Whatever reform measures are possible, we should go ahead with it. Today, we have a situation where there is no enough scale for quite a few appliances such as air conditioners. Our market size in India is around 4 million units. China is 50 million units. Global market size is around 105 million units. As you can imagine, with a 4-million domestic market size, you will not be globally competitive. Therefore, it is important the domestic market grows so that we become globally competitive. So, in this connection I would recommend we should work towards this and make air conditioners more affordable. It is not necessary that they need to do it for all types of air conditioner. For high energy-saving conditioners such as 5-star and invertors, the industry has been asking for a zero per cent duty. And, this is something that is supported by the Ministry of Power as well as the Bureau of Energy Efficiency. So ,we expect the Finance Minister to consider this request and exempt excise duty for 5-star and inverter air-conditioners. Then, people can afford more higher energy-efficienct products and in the process the market grows. If the market grows, the price level will come down. This will serve the purpose of domestic growth, affordability, as well as the green house emission requirements in the sense that the nation will become more energy efficient.

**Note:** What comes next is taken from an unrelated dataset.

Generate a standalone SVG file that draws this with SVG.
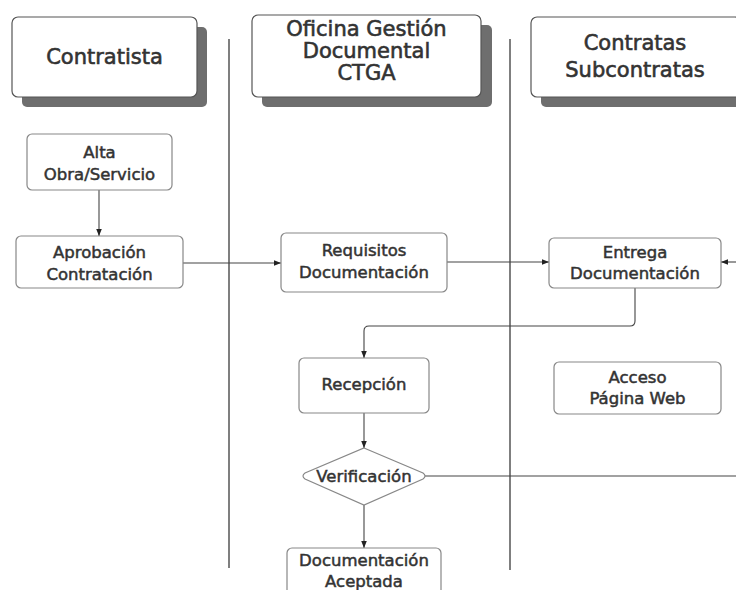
<svg xmlns="http://www.w3.org/2000/svg" width="736" height="590" viewBox="0 0 736 590">
<defs>
<style>
.hdr{fill:#fff;stroke:#555;stroke-width:1.2}
.shd{fill:#6e6e6e}
.box{fill:#fff;stroke:#888;stroke-width:1.2}
.ht{font-family:"DejaVu Sans",sans-serif;font-size:21px;fill:#333;stroke:#333;stroke-width:0.6;text-anchor:middle}
.nt{font-family:"DejaVu Sans",sans-serif;font-size:16.5px;fill:#333;stroke:#333;stroke-width:0.5;text-anchor:middle}
.ln{fill:none;stroke:#444;stroke-width:1.1}
.lane{stroke:#555;stroke-width:1.5}
</style>
<marker id="ar" viewBox="0 0 10 10" refX="10" refY="5" markerWidth="7" markerHeight="7" orient="auto" markerUnits="userSpaceOnUse">
<path d="M0,1 L10,5 L0,9 z" fill="#222"/>
</marker>
</defs>
<rect width="736" height="590" fill="#fff"/>
<g id="lanes">
<line class="lane" x1="229" y1="39" x2="229" y2="568"/>
<line class="lane" x1="510" y1="39" x2="510" y2="570"/>
</g>
<g id="h-contratista">
<rect class="shd" x="22" y="27" width="185" height="80" rx="5"/>
<rect class="hdr" x="12" y="17" width="185" height="80" rx="6"/>
<text class="ht" x="104.5" y="64">Contratista</text>
</g>
<g id="h-oficina">
<rect class="shd" x="262" y="25" width="230" height="82" rx="5"/>
<rect class="hdr" x="252" y="15" width="229" height="82" rx="6"/>
<text class="ht" x="366.5" y="36">Oficina Gestión</text>
<text class="ht" x="366.5" y="58">Documental</text>
<text class="ht" x="366.5" y="80">CTGA</text>
</g>
<g id="h-contratas">
<rect class="shd" x="541" y="27" width="210" height="80" rx="5"/>
<rect class="hdr" x="531" y="17" width="210" height="80" rx="6"/>
<text class="ht" x="635" y="50">Contratas</text>
<text class="ht" x="635" y="77">Subcontratas</text>
</g>
<g id="connectors">
<line class="ln" x1="99" y1="190" x2="99" y2="236" marker-end="url(#ar)"/>
<line class="ln" x1="183" y1="263" x2="281" y2="263" marker-end="url(#ar)"/>
<line class="ln" x1="447" y1="262" x2="549" y2="262" marker-end="url(#ar)"/>
<line class="ln" x1="736" y1="262" x2="721" y2="262" marker-end="url(#ar)"/>
<path class="ln" d="M635,288 V321 Q635,326 630,326 H369 Q364,326 364,331 V358" marker-end="url(#ar)"/>
<line class="ln" x1="364" y1="413" x2="364" y2="448" marker-end="url(#ar)"/>
<line class="ln" x1="425" y1="476" x2="736" y2="476"/>
<line class="ln" x1="364" y1="505" x2="364" y2="548" marker-end="url(#ar)"/>
</g>
<g id="n-alta">
<rect class="box" x="27" y="134" width="145" height="56" rx="5"/>
<text class="nt" x="99.5" y="158">Alta</text>
<text class="nt" x="99.5" y="180">Obra/Servicio</text>
</g>
<g id="n-aprobacion">
<rect class="box" x="16" y="236" width="167" height="52" rx="5"/>
<text class="nt" x="99.5" y="258">Aprobación</text>
<text class="nt" x="99.5" y="280">Contratación</text>
</g>
<g id="n-requisitos">
<rect class="box" x="281" y="233" width="166" height="59" rx="5"/>
<text class="nt" x="364" y="256">Requisitos</text>
<text class="nt" x="364" y="278">Documentación</text>
</g>
<g id="n-entrega">
<rect class="box" x="549" y="238" width="172" height="50" rx="5"/>
<text class="nt" x="635" y="258">Entrega</text>
<text class="nt" x="635" y="279">Documentación</text>
</g>
<g id="n-recepcion">
<rect class="box" x="299" y="358" width="130" height="55" rx="5"/>
<text class="nt" x="364" y="390">Recepción</text>
</g>
<g id="n-acceso">
<rect class="box" x="554" y="362" width="167" height="52" rx="5"/>
<text class="nt" x="637.5" y="383">Acceso</text>
<text class="nt" x="637.5" y="404">Página Web</text>
</g>
<g id="n-verificacion">
<path class="box" d="M364,448 L423,473 Q427,476 423,479 L364,505 L305,479 Q301,476 305,473 Z"/>
<text class="nt" x="364" y="482">Verificación</text>
</g>
<g id="n-aceptada">
<rect class="box" x="287" y="548" width="154" height="60" rx="5"/>
<text class="nt" x="364" y="566">Documentación</text>
<text class="nt" x="364" y="587">Aceptada</text>
</g>
</svg>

You are speaking about the need for scale. How can Make in India and some of the other government initiatives and programmes help the domestic industry reach the kind of scale that it needs to compete on a global level?

If the scale is built, then Make in India will happen. The import dependence will reduce. So, as an Indian company, we are interested that more and more products should get manufactured in India. On the coal chain sector, there have been reforms all along. Many concessions are being made, including the Cenvat and import duty exemption for the fresh fruits and vegetables. But, the sector is yet to take off. The other requirement is, zero per cent duty does not help, because in the GST regime the zero per cent duty will not be effectively reaching the end consumer. In the next stage, he will not be able to take the set-off. So, we have been asking a duty drawback scheme. And, there again the government priority should be to grow the coal chain infrastructure in the country. So to sum up, I want the Budget to be growth- and reform-oriented, which will help build scale in the country for domestic products. Secondly, it should become affordable so that the consumption levels go up. Then only will the Make in India program come to reality. On the other hand, if more and more manufacturing is going to take place, then employment generation will improve. I think manufacturing and agriculture are two sectors, which can generate most of the employment.

How do you look at improving market share in this market? What are corporates like you doing to capture the demand is out there?

We have for the past five years, grown faster than the market. So, we will reach a market share of around 10.5 per cent this year. Our intention is to reach the market share of 12 per cent in the coming year. More than 50 per cent of our sales come from Tier-III, Tier-IV and Tier-V markets. These are markets where there is aspiring population and those driven mainly by the agriculture economy. Employment generation is important for money to flow back into the rural market. We will build the brand extensively. Significant investment will also be made in Tier-III, Tier-IV and Tier-V markets.